Yes. This is exactly right. This is the real problem with the machine and why “fixing the printed form” is not a solution at all.
In Chester County, at least in my precinct, the machine tells you, at the moment of scanning, how many individual votes on your sheet were accepted. If that doesn’t correspond with what you actually marked, you get to try again.
Since the poll workers know how many votes should be registered by the scanner, they can, and do, point out to the voter when something seems amiss.
The scanner is programmed to do the following:
If you over-vote (vote for more candidates for an office than permitted), the scanner displays an error message and gives you the option to: (a) return the ballot and exchange it for a new one; or (b) accept the ballot as-is, thereby invalidating your vote in any office in which you over-voted.
If you under-vote (do not vote for all of the offices or for the maximum number of candidates in any given office), the scanner assumes you intended to do that and accepts your ballot without any kind of message. It used to be that the scanner displayed an error message pointing out the under-vote.
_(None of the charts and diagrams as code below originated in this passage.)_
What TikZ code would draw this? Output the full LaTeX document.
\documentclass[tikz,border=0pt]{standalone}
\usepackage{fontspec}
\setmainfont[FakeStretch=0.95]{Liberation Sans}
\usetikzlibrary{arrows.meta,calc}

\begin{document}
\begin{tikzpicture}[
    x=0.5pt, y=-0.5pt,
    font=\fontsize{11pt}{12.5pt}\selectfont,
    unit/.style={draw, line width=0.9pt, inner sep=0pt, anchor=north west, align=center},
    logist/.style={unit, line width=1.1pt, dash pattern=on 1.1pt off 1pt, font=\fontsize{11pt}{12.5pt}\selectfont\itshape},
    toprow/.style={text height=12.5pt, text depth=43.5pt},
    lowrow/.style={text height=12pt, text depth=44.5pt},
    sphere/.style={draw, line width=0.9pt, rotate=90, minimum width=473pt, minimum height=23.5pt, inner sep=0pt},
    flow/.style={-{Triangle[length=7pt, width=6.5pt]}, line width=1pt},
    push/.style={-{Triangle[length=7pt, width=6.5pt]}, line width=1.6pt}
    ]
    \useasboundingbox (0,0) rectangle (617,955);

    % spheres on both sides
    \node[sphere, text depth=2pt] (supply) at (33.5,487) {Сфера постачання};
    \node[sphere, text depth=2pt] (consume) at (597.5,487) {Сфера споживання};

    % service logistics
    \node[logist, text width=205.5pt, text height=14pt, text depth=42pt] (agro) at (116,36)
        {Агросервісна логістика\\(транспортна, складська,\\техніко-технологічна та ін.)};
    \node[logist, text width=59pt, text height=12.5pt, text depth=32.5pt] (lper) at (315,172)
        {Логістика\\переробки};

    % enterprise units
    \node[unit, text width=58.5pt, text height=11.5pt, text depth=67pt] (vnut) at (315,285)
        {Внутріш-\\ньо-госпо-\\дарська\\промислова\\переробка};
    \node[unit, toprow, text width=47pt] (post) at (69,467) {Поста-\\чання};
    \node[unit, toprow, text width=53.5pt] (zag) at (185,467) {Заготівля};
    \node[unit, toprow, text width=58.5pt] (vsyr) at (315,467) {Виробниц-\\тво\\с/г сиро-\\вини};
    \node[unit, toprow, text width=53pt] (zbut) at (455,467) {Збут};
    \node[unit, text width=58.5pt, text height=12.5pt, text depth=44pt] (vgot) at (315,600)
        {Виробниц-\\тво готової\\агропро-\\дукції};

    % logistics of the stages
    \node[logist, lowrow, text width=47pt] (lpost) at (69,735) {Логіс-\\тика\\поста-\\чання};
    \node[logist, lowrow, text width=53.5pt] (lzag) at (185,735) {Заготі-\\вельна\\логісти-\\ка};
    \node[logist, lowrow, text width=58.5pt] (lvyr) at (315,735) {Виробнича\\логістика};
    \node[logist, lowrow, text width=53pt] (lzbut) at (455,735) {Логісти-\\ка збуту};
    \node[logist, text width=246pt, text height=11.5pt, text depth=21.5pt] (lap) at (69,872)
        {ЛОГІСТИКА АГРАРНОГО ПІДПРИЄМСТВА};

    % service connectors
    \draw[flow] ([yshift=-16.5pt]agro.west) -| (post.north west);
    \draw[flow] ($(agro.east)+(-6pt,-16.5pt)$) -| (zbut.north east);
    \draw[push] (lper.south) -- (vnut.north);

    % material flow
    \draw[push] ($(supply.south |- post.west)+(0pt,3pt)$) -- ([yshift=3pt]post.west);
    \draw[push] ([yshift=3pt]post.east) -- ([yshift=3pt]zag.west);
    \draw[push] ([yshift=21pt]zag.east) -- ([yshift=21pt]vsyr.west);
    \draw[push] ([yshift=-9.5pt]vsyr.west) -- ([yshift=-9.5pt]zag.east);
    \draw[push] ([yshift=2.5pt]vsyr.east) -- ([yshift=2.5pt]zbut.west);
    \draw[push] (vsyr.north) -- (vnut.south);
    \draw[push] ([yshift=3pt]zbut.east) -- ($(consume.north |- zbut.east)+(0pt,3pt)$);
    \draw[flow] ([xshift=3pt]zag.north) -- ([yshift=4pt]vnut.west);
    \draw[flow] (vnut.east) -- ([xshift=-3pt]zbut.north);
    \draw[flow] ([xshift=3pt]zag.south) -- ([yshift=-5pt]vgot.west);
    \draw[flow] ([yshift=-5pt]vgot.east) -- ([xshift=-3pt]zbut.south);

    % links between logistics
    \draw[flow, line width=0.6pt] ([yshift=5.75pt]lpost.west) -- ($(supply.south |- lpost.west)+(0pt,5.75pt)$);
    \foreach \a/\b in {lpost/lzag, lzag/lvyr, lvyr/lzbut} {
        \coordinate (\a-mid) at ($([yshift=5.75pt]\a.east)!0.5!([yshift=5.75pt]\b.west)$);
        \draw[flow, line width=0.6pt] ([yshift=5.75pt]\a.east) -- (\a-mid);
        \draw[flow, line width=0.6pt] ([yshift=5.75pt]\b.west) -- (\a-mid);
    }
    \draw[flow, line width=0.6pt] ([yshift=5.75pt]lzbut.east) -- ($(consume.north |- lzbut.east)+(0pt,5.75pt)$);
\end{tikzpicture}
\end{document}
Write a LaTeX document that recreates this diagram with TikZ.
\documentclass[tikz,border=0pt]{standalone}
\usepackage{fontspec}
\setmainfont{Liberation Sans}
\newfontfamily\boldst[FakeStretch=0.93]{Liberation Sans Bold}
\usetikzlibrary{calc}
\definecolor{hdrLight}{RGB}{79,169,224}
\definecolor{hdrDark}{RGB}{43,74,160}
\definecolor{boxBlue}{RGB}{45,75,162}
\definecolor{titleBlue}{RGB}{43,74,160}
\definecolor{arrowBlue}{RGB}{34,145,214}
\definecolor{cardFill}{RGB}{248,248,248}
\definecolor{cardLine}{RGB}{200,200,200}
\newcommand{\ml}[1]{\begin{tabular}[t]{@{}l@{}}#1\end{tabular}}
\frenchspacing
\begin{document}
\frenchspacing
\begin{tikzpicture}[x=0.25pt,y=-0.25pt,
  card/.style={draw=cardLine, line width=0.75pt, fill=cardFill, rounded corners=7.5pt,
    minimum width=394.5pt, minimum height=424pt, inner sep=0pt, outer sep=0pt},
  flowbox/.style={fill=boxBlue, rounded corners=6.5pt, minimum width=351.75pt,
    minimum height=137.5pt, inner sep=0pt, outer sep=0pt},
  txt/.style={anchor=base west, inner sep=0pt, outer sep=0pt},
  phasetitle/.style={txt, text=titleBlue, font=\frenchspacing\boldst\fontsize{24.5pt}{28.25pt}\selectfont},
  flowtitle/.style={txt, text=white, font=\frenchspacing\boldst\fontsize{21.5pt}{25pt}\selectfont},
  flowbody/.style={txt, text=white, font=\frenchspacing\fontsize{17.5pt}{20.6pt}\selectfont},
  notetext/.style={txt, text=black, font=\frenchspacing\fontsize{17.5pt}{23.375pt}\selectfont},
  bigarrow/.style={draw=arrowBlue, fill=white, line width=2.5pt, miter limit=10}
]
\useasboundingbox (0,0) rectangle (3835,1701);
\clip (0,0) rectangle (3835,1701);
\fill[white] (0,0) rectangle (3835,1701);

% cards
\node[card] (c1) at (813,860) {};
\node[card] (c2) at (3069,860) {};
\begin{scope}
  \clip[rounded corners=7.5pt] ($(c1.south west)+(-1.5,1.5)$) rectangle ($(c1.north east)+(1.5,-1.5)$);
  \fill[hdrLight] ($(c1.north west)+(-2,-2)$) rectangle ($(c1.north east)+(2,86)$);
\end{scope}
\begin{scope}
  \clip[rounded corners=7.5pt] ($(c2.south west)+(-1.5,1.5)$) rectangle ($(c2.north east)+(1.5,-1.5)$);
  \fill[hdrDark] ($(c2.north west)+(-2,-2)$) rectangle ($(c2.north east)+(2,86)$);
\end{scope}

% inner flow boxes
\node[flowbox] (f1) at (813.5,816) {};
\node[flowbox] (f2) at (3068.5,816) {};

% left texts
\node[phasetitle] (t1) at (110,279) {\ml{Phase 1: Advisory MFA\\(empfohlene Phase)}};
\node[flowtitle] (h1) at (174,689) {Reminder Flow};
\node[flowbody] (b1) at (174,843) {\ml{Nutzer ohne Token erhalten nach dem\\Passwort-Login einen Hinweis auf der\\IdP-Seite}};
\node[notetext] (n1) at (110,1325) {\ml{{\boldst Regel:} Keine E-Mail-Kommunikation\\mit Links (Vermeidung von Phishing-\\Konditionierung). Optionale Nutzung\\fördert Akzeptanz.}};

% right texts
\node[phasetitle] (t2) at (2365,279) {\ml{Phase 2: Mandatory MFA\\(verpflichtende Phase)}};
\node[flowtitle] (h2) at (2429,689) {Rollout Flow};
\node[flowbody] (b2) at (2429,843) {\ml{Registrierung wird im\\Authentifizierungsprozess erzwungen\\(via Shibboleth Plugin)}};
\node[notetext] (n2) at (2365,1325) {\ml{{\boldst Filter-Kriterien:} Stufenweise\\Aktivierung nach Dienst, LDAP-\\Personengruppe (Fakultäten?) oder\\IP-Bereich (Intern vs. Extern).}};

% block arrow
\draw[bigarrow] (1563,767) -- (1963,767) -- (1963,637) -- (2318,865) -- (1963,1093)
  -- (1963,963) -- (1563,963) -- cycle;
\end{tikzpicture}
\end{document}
However, the County disabled that feature a few elections ago because so many people were purposefully under-voting (for example, in the judicial retention elections) that displaying the error message was causing significant delays in processing voters.
If you insert a blank ballot, the machine displays an error message and gives you the option to: (a) return the ballot; or (b) accept the ballot (for those who are casting a “protest” vote by showing up but refusing to vote for any candidate).
If you mark the ballot in a way that the scanner cannot read (for example, you mark with Xs instead of filling in the oval) or if you otherwise put extraneous marks on the ballot, the scanner displays an error message and returns the ballot.
For whatever reason, the scanners are not programmed to reject “improperly printed” ballots and, during the last election, just accepted them without counting the votes on them. Perhaps the County never envisioned this problem and, therefore, did not even think to program for it. But now that we know about the issue, the County should program the scanners to make sure it does not happen again.
One more thought: The “invalidly printed” ballots led to a recount and testing of the scanners, all of which must have run up expenses for the County. Is the County seeking reimbursement of those taxpayer funds from the company that messed up the printing job?
Good point Steve. What were the associated costs attributed to the machines malfunction. If the printing company is responsible, shouldn’t they bear some of the related costs? I’d feel more comfortable about the General Election coming up if this report had contained some real ‘assurance’ that the problem is absolutely fixed and that there will be ‘ballot testing’ on all machines prior to the election. I understand that Voter Services conducts yearly maintenance but based on what happened for the Primary Election, I still think a dry run a week before the voting machines are used should be part of the process. I know, I know — it would cost too much money!
At my precinct, I have submitted a ballot that had one or more matters in respect of which I chose not to cast a vote. I had the experience described by Richard above: the poll volunteer pointed out that only X votes were scanned out of a total of Y (the machine so indicated). I was asked to confirm whether that was my intention, and I appreciated being informed that I might have made an error. That was a nice feature that gave me confidence in the machine (whether or not well placed!)